相手の自由を尊重しなかったら、自分の自由もないがしろにされちゃいますよ。そして自由であるためには、不安に捕らわれていてはダメなんです。だから相手が不安に駆られるような痛みを、安易に加えてはいけない、と思うわけです。如何にその痛みが妥当なものだと思われてもね。
まあ、「お前も人のこと言えないんじゃないの」という声が、草葉の陰から聞こえて来そうですが。それはもう、ホントにそうなんですけれども。いやもうほんとに、ゴメンナサイ。分かる人には、分かると思いますが。
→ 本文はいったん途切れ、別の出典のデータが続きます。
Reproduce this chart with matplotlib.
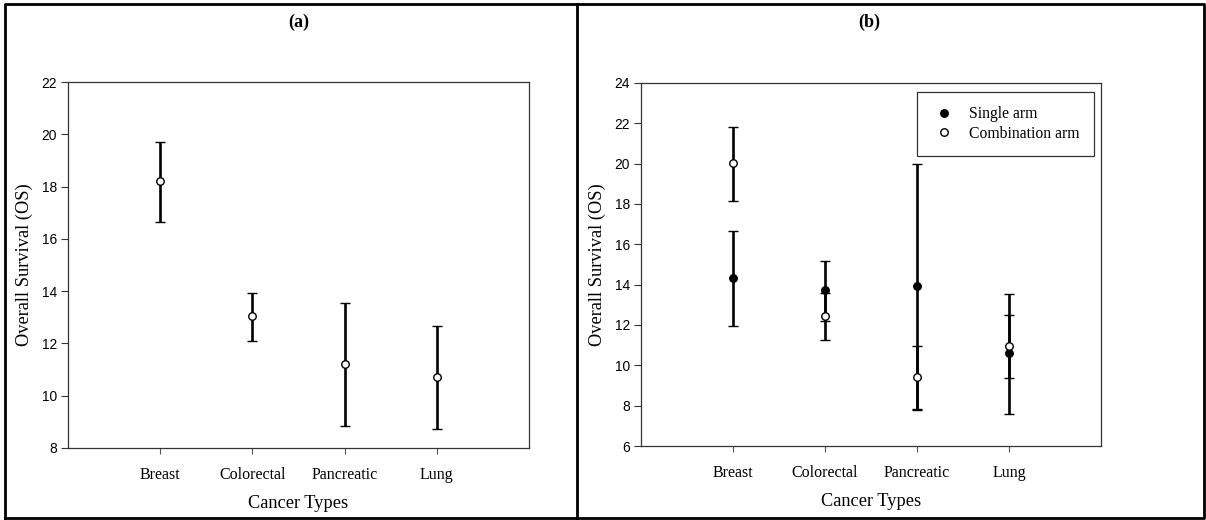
import matplotlib
matplotlib.use("Agg")
import matplotlib.pyplot as plt
from matplotlib.lines import Line2D

# Overall survival (months) per cancer type, with 95% CI bounds
cancers = ["Breast", "Colorectal", "Pancreatic", "Lung"]

# (a) pooled
os_all = [18.21, 13.05, 11.20, 10.72]
lo_all = [16.66, 12.11, 8.83, 8.72]
hi_all = [19.72, 13.91, 13.56, 12.67]

# (b) by treatment arm
os_single = [14.35, 13.72, 13.92, 10.60]
lo_single = [11.96, 12.21, 7.79, 7.59]
hi_single = [16.68, 15.17, 20.00, 13.53]

os_combo = [20.04, 12.44, 9.40, 10.97]
lo_combo = [18.15, 11.25, 7.82, 9.36]
hi_combo = [21.83, 13.60, 10.94, 12.51]

SERIF = "Liberation Serif"
SANS = "Liberation Sans"


def errs(v, lo, hi):
    return [[a - b for a, b in zip(v, lo)], [c - a for a, c in zip(v, hi)]]


def style_axes(ax, ylim, yticks):
    xs = range(1, len(cancers) + 1)
    ax.set_xlim(0, 5)
    ax.set_ylim(*ylim)
    ax.set_yticks(yticks)
    ax.set_yticklabels([str(t) for t in yticks], fontfamily=SANS, fontsize=9.9)
    ax.set_xticks(list(xs))
    ax.set_xticklabels(cancers, fontfamily=SERIF, fontsize=11.5)
    ax.tick_params(axis="x", length=4, width=0.8, color="#555555", pad=10)
    ax.tick_params(axis="y", length=5, width=0.8, color="#333333", pad=3)
    for s in ax.spines.values():
        s.set_linewidth(0.9)
        s.set_color("#333333")
    ax.set_xlabel("Cancer Types", fontfamily=SERIF, fontsize=13.2, labelpad=8)
    ax.set_ylabel("Overall Survival (OS)", fontfamily=SERIF, fontsize=13.2, labelpad=6)


fig = plt.figure(figsize=(12.06, 5.20), dpi=100)

eb = dict(fmt="o", color="black", ecolor="black", elinewidth=1.9,
          capsize=3.9, capthick=1.6, markersize=5.4, markeredgewidth=1.0)

# panel (a)
ax1 = fig.add_axes([0.0564, 0.1385, 0.3823, 0.7038])
ax1.errorbar(range(1, 5), os_all, yerr=errs(os_all, lo_all, hi_all),
             markerfacecolor="white", markeredgecolor="black", **eb)
style_axes(ax1, (8, 22), list(range(8, 23, 2)))
fig.text(0.2476, 0.957, "(a)", ha="center", va="center",
         fontfamily=SERIF, fontsize=13, fontweight="bold")

# panel (b)
ax2 = fig.add_axes([0.5315, 0.1423, 0.3814, 0.6981])
ax2.errorbar(range(1, 5), os_single, yerr=errs(os_single, lo_single, hi_single),
             markerfacecolor="black", markeredgecolor="black",
             label="Single arm", **eb)
ax2.errorbar(range(1, 5), os_combo, yerr=errs(os_combo, lo_combo, hi_combo),
             markerfacecolor="white", markeredgecolor="black",
             label="Combination arm", **eb)
style_axes(ax2, (6, 24), list(range(6, 25, 2)))
fig.text(0.7210, 0.957, "(b)", ha="center", va="center",
         fontfamily=SERIF, fontsize=13, fontweight="bold")

handles = [
    Line2D([], [], ls="none", marker="o", markersize=5.4, markerfacecolor="black",
           markeredgecolor="black"),
    Line2D([], [], ls="none", marker="o", markersize=5.4, markerfacecolor="white",
           markeredgecolor="black"),
]
leg = ax2.legend(handles, ["Single arm", "Combination arm"],
                 loc="upper right", bbox_to_anchor=(0.9069, 0.8225),
                 bbox_transform=fig.transFigure, borderaxespad=0,
                 prop={"family": SERIF, "size": 11.3}, frameon=True,
                 fancybox=False, borderpad=0.9, handlelength=1.7,
                 handletextpad=0.73, labelspacing=0.2)
leg.get_frame().set_edgecolor("black")
leg.get_frame().set_linewidth(0.9)

# outer frame and divider between the panels
frame_kw = dict(transform=fig.transFigure, color="black", linewidth=2.0)
W, H = 1206.0, 520.0
x0, x1, y0, y1 = 5 / W, 1204 / W, 1 - 518 / H, 1 - 4 / H
fig.add_artist(Line2D([x0, x1, x1, x0, x0], [y0, y0, y1, y1, y0], **frame_kw))
fig.add_artist(Line2D([577 / W, 577 / W], [y0, y1], **frame_kw))

fig.savefig("out.png", dpi=100)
まあとにかく、僕がこの場で批判した人々のことも、その作品は尊敬してます。「努力不足ジャン」「感情だけじゃ、ゼンゼン充分じゃねーよ」と、いうような発言をした、ある人の作品も、日ごろから凄いなと思って読んでいたわけで。というか、自分的には、このフォーラムで出会った詩人達の中では、トップレベルにいる一人だと密かに感じていたわけで。自分が目指している方向性とは違うところへ向かっている人だけれども、見事にその世界を極めつつあるなと。
それだけに、ちょっと「お前ら未熟もんだぜ、ハン」的な言葉に、強い反発を覚えてしまったわけで。言ってみれば、プロの野球選手が草野球をけなすような感じ?
うーむ、当たっているような、ズレているような?
まあとにかく、どんな名選手も、野っばらで鼻垂らして草野球をしていた時代があったと思うんですよね。そのころからずば抜けていた人もいるとは思うけれども。
同じ場所で駆け回っていた仲間がいたってこと、今もいるんだってこと、忘れてほしくはないわけで。
その想いを、大切にしてほしいわけで。